In 2016 the respondent pleaded guilty inter alia to three counts of rape for which he received an effective sentence of four years detention. [4]–[5]. In March 2019 the Attorney-General brought an application under the Dangerous Prisoners (Sexual Offenders) Act 2003 (“DPSO Act”), and the respondent became subject to interim detention orders pending finalisation of the DPSO Act proceedings. [6]–[8]. Evidence obtained during the proceedings raised questions about the respondent’s fitness to plead at the time of his conviction, and after granting an extension of time in which to appeal, the Court of Appeal quashed the convictions and ordered a retrial. [10]–[12].

With the convictions that founded the DPSO Act proceedings quashed, the Court hearing the matter was required to determine whether, upon the proper construction of the DPSO Act, the jurisdiction to make final orders under that Act remained. [14]–[15]. Difficulty arose because of differing definitions for the word “prisoner” in ss 5, 8 and 13 DPSO Act. [15]–[24]. While proceedings could only be commenced against a “prisoner” (defined as a person convicted of a serious sexual offence) under s 5 DPSO Act, once underway, s 13 DPSO Act authorised the making of final orders against a “prisoner” (there meaning simply “a person who is in the chief executive’s custody”). [16]–[24].
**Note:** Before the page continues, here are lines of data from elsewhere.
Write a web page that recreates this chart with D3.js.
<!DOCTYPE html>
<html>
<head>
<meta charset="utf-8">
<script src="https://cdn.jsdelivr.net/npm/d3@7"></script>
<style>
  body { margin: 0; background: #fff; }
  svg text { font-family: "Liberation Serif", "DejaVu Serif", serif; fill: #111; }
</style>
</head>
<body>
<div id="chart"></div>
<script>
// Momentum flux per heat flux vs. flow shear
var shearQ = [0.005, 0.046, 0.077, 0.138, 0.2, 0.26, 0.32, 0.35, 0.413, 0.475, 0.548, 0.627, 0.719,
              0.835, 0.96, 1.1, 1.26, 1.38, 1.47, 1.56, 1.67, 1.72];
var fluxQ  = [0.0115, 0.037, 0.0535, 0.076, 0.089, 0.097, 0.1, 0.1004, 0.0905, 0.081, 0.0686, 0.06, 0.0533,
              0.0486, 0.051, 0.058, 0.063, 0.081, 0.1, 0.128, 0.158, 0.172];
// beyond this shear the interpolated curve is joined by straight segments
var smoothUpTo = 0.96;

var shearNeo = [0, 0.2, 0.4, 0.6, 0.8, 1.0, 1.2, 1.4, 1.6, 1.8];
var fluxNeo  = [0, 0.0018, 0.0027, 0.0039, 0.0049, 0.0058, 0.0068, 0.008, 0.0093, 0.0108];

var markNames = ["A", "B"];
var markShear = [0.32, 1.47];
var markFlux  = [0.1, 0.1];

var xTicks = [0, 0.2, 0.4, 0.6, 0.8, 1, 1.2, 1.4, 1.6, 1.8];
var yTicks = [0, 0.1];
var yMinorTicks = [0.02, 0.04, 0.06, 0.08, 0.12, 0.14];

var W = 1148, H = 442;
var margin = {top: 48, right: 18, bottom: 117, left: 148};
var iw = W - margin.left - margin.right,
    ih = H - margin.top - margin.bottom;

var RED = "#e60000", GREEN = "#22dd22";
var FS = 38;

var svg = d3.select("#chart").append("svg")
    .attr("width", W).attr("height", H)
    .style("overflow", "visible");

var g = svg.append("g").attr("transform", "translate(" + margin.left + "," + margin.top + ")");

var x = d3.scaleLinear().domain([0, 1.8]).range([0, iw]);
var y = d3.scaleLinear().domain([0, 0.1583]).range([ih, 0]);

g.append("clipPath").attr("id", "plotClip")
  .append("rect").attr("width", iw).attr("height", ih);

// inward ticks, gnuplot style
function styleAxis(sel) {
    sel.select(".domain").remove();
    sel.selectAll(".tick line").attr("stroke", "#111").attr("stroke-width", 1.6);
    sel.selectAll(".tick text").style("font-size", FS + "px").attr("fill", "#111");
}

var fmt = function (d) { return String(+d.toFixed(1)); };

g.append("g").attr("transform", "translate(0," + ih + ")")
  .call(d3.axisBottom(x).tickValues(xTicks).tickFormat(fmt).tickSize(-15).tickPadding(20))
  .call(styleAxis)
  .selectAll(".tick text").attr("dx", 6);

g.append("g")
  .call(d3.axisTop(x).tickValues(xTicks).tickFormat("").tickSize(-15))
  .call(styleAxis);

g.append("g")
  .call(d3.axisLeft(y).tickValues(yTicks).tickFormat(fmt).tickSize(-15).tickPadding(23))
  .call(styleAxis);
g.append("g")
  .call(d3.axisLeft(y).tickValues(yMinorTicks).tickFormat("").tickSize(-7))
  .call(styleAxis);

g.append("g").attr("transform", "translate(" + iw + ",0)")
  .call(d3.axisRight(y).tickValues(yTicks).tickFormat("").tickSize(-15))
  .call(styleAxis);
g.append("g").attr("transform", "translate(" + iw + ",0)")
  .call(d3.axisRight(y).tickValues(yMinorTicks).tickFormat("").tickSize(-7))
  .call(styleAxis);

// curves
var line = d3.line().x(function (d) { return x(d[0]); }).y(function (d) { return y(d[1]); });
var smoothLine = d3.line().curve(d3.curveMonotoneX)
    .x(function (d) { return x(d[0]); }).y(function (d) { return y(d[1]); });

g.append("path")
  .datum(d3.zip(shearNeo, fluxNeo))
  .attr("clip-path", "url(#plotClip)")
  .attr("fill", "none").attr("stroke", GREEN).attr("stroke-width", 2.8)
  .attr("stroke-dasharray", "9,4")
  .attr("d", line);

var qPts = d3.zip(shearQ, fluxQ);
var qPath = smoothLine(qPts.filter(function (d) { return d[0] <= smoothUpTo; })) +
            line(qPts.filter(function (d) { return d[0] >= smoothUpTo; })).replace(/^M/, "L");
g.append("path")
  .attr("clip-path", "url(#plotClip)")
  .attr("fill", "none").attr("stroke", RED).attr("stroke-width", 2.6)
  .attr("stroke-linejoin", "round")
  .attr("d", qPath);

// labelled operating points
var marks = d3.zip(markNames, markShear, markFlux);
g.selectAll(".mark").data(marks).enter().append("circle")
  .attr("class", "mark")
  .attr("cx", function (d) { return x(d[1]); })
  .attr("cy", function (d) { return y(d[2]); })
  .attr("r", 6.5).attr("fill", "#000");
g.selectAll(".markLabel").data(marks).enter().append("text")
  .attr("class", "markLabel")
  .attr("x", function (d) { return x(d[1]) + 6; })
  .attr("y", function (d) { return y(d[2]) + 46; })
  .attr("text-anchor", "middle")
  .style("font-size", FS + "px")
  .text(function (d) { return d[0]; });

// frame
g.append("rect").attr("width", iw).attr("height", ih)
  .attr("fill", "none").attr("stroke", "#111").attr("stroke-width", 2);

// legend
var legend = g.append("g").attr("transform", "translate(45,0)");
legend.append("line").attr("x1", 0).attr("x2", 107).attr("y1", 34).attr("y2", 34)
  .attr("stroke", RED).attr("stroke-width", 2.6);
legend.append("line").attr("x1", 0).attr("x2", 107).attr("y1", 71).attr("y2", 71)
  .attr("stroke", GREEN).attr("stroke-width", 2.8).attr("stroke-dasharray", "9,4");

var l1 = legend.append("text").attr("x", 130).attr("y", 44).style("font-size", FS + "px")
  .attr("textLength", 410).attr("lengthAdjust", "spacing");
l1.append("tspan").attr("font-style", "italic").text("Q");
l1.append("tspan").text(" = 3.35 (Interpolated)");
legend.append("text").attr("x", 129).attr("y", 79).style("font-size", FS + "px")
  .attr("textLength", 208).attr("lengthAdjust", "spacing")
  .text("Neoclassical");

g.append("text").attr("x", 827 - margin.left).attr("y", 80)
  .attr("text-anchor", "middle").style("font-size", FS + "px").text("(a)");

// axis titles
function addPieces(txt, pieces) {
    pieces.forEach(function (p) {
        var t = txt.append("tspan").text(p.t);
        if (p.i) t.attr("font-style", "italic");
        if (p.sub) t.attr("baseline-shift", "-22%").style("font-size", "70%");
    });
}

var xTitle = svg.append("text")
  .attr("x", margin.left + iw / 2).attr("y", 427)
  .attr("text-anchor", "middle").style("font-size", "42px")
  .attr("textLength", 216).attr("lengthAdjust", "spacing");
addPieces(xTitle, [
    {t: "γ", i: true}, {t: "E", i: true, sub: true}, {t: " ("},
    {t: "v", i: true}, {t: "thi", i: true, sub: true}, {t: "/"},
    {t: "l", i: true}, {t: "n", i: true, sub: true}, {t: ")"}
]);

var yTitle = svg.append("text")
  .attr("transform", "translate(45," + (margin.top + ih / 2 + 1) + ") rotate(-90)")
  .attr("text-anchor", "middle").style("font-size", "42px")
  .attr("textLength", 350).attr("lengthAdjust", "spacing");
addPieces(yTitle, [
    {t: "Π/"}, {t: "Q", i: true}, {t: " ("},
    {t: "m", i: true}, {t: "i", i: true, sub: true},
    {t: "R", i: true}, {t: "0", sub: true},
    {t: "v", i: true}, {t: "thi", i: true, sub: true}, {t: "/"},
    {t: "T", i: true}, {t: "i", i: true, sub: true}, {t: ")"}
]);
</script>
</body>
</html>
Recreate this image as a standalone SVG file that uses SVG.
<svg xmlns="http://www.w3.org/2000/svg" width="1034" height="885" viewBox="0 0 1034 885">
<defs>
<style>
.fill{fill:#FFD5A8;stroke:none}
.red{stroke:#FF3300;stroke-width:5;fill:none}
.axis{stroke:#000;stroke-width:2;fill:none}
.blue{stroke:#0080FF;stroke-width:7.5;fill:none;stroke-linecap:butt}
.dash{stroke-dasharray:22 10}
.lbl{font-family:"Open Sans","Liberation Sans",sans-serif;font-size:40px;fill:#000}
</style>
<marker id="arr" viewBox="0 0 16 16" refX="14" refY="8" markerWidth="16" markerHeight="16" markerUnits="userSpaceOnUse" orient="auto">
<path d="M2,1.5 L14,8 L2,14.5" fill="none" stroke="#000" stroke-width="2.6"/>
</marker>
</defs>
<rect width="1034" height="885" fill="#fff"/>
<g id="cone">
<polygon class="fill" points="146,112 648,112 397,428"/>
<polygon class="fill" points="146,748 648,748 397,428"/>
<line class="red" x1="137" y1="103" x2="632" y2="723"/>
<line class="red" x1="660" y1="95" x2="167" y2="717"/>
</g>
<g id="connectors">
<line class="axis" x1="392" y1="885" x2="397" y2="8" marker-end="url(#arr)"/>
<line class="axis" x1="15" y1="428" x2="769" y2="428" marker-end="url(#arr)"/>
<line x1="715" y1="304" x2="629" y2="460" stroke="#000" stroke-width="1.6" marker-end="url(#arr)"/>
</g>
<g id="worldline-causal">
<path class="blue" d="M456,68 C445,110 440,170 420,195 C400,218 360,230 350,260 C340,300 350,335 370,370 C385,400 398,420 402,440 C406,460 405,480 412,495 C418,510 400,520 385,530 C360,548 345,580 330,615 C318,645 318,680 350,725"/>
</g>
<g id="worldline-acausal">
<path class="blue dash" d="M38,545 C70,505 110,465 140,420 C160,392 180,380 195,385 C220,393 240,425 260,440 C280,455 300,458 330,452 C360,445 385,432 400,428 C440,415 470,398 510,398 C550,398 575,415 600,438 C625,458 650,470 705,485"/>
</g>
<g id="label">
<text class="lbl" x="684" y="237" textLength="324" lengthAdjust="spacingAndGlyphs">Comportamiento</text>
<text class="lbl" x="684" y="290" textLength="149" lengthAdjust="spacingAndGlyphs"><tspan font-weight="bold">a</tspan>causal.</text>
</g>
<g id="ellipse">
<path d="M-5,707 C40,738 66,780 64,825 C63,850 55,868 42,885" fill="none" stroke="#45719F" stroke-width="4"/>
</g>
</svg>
Although the parties agreed that the application against the respondent under the DPSO Act should be dismissed, they submitted that the dismissal could not be by consent, and required the Court to determine the appropriate outcome. [26]–[27].

Whether the respondent remained a “prisoner” under the DPSO Act

Davis J highlighted that the objects of the DPSO Act referred to the Act’s concern with “a particular class of prisoner”, and noted that, having regard to the prerequisites for an application under s 5 DPSO Act, the “class” in question could only be a prisoner convicted of a serious sexual offence. [37]–[38]. His Honour reasoned that the purpose of the differing definitions of “prisoner” in ss 5 and 13 DPSO Act was clearly to ensure that proceedings brought while a person was still serving a sentence for a serious sexual offence could continue after the expiration of that term of imprisonment. [39]–[42].
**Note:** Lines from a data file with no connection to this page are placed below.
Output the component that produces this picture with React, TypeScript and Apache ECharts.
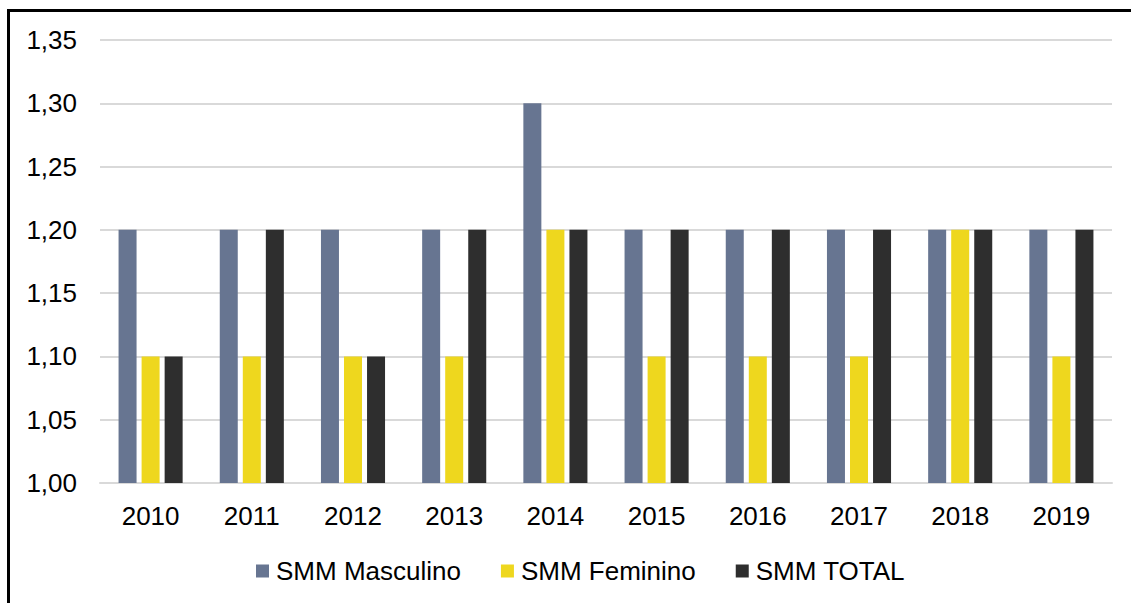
import React, { useEffect, useRef } from "react";
import * as echarts from "echarts";

const years = ["2010", "2011", "2012", "2013", "2014", "2015", "2016", "2017", "2018", "2019"];
const masculino = [1.2, 1.2, 1.2, 1.2, 1.3, 1.2, 1.2, 1.2, 1.2, 1.2];
const feminino = [1.1, 1.1, 1.1, 1.1, 1.2, 1.1, 1.1, 1.1, 1.2, 1.1];
const total = [1.1, 1.2, 1.1, 1.2, 1.2, 1.2, 1.2, 1.2, 1.2, 1.2];
const seriesNames = ["SMM Masculino", "SMM Feminino", "SMM TOTAL"];
const colors = ["#677591", "#EED71E", "#2E2E2E"];

export default function App() {
  const ref = useRef<HTMLDivElement>(null);
  useEffect(() => {
    if (!ref.current) return;
    const chart = echarts.init(ref.current, undefined, { renderer: "svg" });
    const font = "'Liberation Sans', Arial, sans-serif";
    const data = [masculino, feminino, total];
    chart.setOption({
      animation: false,
      textStyle: { fontFamily: font },
      grid: { left: 100, right: 19, top: 40, bottom: 120, containLabel: false },
      legend: {
        left: 251,
        top: 553,
        itemWidth: 13,
        itemHeight: 13,
        itemGap: 40,
        icon: "rect",
        textStyle: { fontSize: 26, color: "#000", fontFamily: font, padding: [0, 0, 0, 2] },
        data: seriesNames,
      },
      xAxis: {
        type: "category",
        data: years,
        axisLine: { lineStyle: { color: "#D9D9D9", width: 2 } },
        axisTick: { show: false },
        axisLabel: { fontSize: 26, color: "#000", margin: 20, fontFamily: font },
      },
      yAxis: {
        type: "value",
        min: 1.0,
        max: 1.35,
        interval: 0.05,
        axisLine: { show: false },
        axisTick: { show: false },
        splitLine: { lineStyle: { color: "#D9D9D9", width: 2 } },
        axisLabel: {
          fontSize: 26,
          color: "#000",
          margin: 23,
          fontFamily: font,
          formatter: (v: number) => v.toFixed(2).replace(".", ","),
        },
      },
      series: seriesNames.map((name, i) => ({
        name,
        type: "bar",
        data: data[i],
        barWidth: 18,
        barGap: "28%",
        itemStyle: { color: colors[i] },
      })),
    });
    return () => chart.dispose();
  }, []);
  return (
    <div style={{ position: "fixed", left: 0, top: 0, width: 1131, height: 603, overflow: "hidden", background: "#fff" }}>
      <div
        style={{
          position: "absolute",
          left: 7,
          top: 9,
          width: 1300,
          height: 800,
          border: "3px solid #000",
          boxSizing: "border-box",
        }}
      />
      <div ref={ref} style={{ position: "absolute", left: 0, top: 0, width: 1131, height: 603 }} />
    </div>
  );
}
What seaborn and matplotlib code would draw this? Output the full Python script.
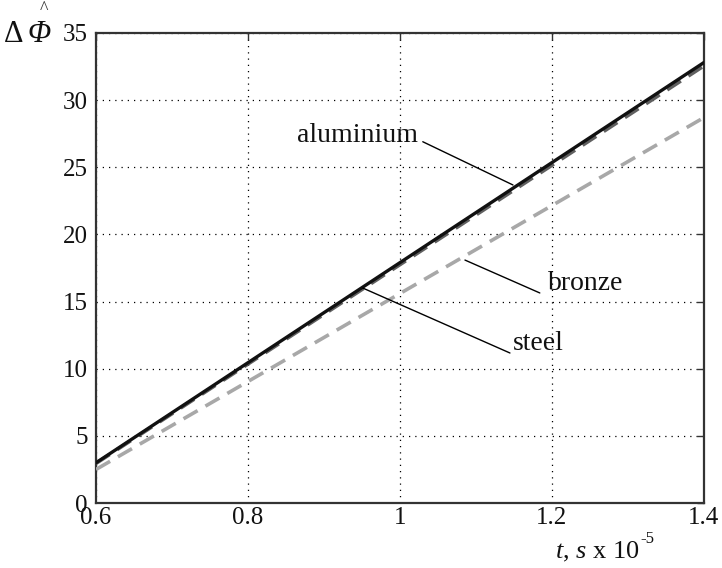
import numpy as np
import pandas as pd
import matplotlib
matplotlib.use("Agg")
import matplotlib.pyplot as plt
import seaborn as sns

# ---- data ----
t_values = [0.6, 1.0, 1.4]
aluminium_vals = [3.0, 17.9, 32.8]
bronze_vals = [2.95, 17.75, 32.55]
steel_vals = [2.5, 15.6, 28.7]
x_ticks = [0.6, 0.8, 1.0, 1.2, 1.4]
x_ticklabels = ["0.6", "0.8", "1", "1.2", "1.4"]
y_ticks = [0, 5, 10, 15, 20, 25, 30, 35]

sns.set_theme(style="white")
plt.rcParams['font.family'] = ['Liberation Serif', 'DejaVu Serif']
plt.rcParams['mathtext.fontset'] = 'custom'
plt.rcParams['mathtext.rm'] = 'Liberation Serif'
plt.rcParams['mathtext.it'] = 'Liberation Serif:italic'

df = pd.DataFrame({
    "t": t_values * 3,
    "val": bronze_vals + steel_vals + aluminium_vals,
    "series": ["bronze"] * 3 + ["steel"] * 3 + ["aluminium"] * 3,
})

fig = plt.figure(figsize=(7.22, 5.68), dpi=100)
ax = fig.add_axes([0.133, 0.1144, 0.842, 0.8276])

styles = {
    "bronze": dict(color="#606060", ls=(0, (4.5, 2.5)), lw=2.6),
    "steel": dict(color="#a8a8a8", ls=(0, (4.5, 2.5)), lw=2.6),
    "aluminium": dict(color="#111111", ls="-", lw=2.4),
}
for name in ["bronze", "steel", "aluminium"]:
    sub = df[df["series"] == name]
    sns.lineplot(data=sub, x="t", y="val", ax=ax, color=styles[name]["color"],
                 linestyle=styles[name]["ls"], linewidth=styles[name]["lw"],
                 legend=False, zorder=3)

ax.set_xlim(0.6, 1.4)
ax.set_ylim(0, 35)
ax.set_xticks(x_ticks)
ax.set_xticklabels(x_ticklabels)
ax.set_yticks(y_ticks)
ax.set_xlabel("")
ax.set_ylabel("")
ax.grid(True, color="black", linestyle=(0, (1, 4)), linewidth=0.9)
ax.tick_params(direction="in", length=5, width=1, color="#333333",
               top=True, right=True, labelsize=18, pad=3, labelcolor="#111111")
ax.tick_params(axis="y", pad=6)
for s in ax.spines.values():
    s.set_color("#333333")
    s.set_linewidth(1.6)

# annotations (leader lines + labels)
ax.plot([1.030, 1.1487], [26.9, 23.68], color="black", lw=1.0, zorder=4)
ax.text(1.024, 27.4, "aluminium", ha="right", va="center", fontsize=20, color="#111111")
ax.plot([1.184, 1.0855], [15.64, 18.09], color="black", lw=1.0, zorder=4)
ax.text(1.195, 16.38, "bronze", ha="left", va="center", fontsize=20, color="#111111")
ax.plot([1.1447, 0.9513], [11.17, 16.0], color="black", lw=1.0, zorder=4)
ax.text(1.149, 11.9, "steel", ha="left", va="center", fontsize=20, color="#111111")

# axis labels
fig.text(597 / 722, 1 - 552 / 568, r"$t$, $s$ x 10", ha="center", va="center",
         fontsize=19, color="#111111")
fig.text(640 / 722, 1 - 539 / 568, "-5", ha="left", va="center",
         fontsize=12, color="#111111")
fig.text(4 / 722, 1 - 35 / 568, "Δ", ha="left", va="center", fontsize=22, color="#111111")
fig.text(28 / 722, 1 - 35 / 568, "Φ", ha="left", va="center", fontsize=22,
         style="italic", color="#111111")
fig.text(44 / 722, 1 - 10 / 568, "^", ha="center", va="center", fontsize=13, color="#333333")

fig.savefig("out.png", dpi=100)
Davis J identified that a literal reading, ss 8 and 13 DPSO Act did enable orders against a “prisoner” that was not convicted of a serious sexual offence, but who remained in custody for other matters even though the conviction founding an application under s 5 DPSO Act had been quashed. [43]. However, his Honour explained that it was contrary to the objects of the DPSO Act to read the Act in that manner. [44]. Davis J considered that it was clear that the DPSO Act was intended to establish a regime of preventative detention and supervision for those convicted of serious sexual offences, and that the differing definitions of “prisoner” only facilitated that process. [44].

In those circumstances, and with the respondent’s convictions quashed, Davis J held that the Court had no jurisdiction to make final orders under s 13 DPSO Act. [45]. His Honour noted that, in the event that the respondent was retried and convicted, s 5 DPSO Act would be enlivened, and the Attorney-General would be entitled to bring a further application. [45].

Orders

In the result, Davis J dismissed the application and dissolved the interim detention order. [46].